Looking to make a beer bet for Leadville, but so far nobody I know who is running has been willing to lay it on the line...
"There are no words to describe him (Usain Bolt). He's like a created game person. He's like a cheat code. That's how good he is ..."
- Darvis Patton on Usain Bolt's 9.58 WR
Monday, August 17, 2009
Mayqueen - 6:15AM
Fish Hatchery - 8:05AM
Halfmoon - 9:15AM
Twin Lakes - 11:15AM
Winfield - 2:30PM
Twin Lakes - 5:45PM
Halfmoon - 8:30PM
Fish Hatchery - 10PM
Mayqueen - 2:30AM
Leadville - 4:59:59AM
Depending on how I feel I may take it out a bit faster and get to Winfield in under ten hours.

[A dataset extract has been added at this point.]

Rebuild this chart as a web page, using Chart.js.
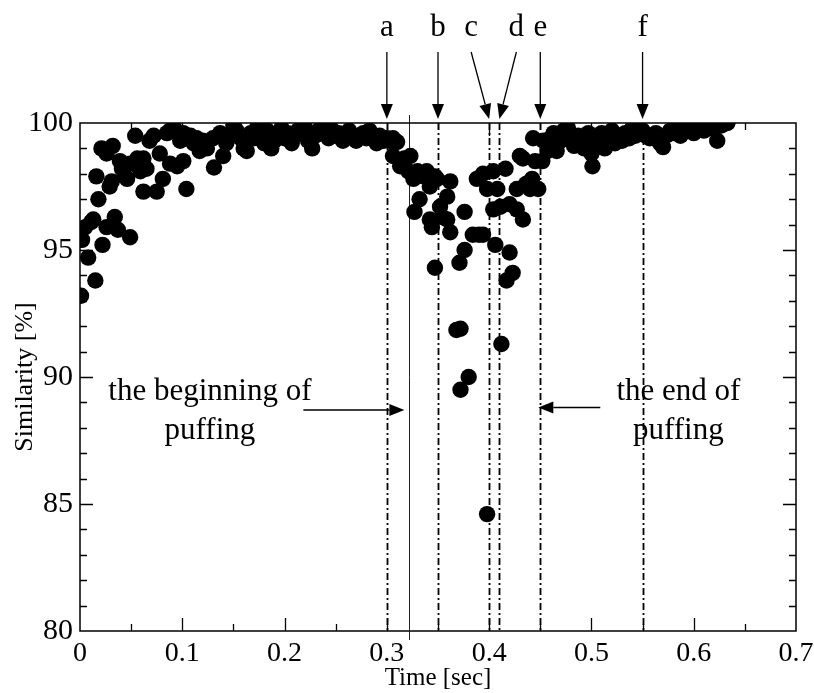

As long as I don't get too crazy I don't think that would hurt me very much.
Have Mike Safari all ready to pace me from Winfield back to Treeline, about 22-ish miles. Gonna run right through Halfmoon without stopping since that's where I dropped out last year. Wouldn't mind a pacer anywhere during the final 30 miles if anyone out there has the weekend free of plans...
Still working on my shoe strategy. Right now I'm thinking about wearing my Wildcats to Twin Lakes, doing the Hope Pass double crossing in the Raceblades, getting to Mayqueen in the Imogene, and bringing it home in the Saucony Progrid Guide Trails.
Really looking forward to getting that DNF monkey off my back.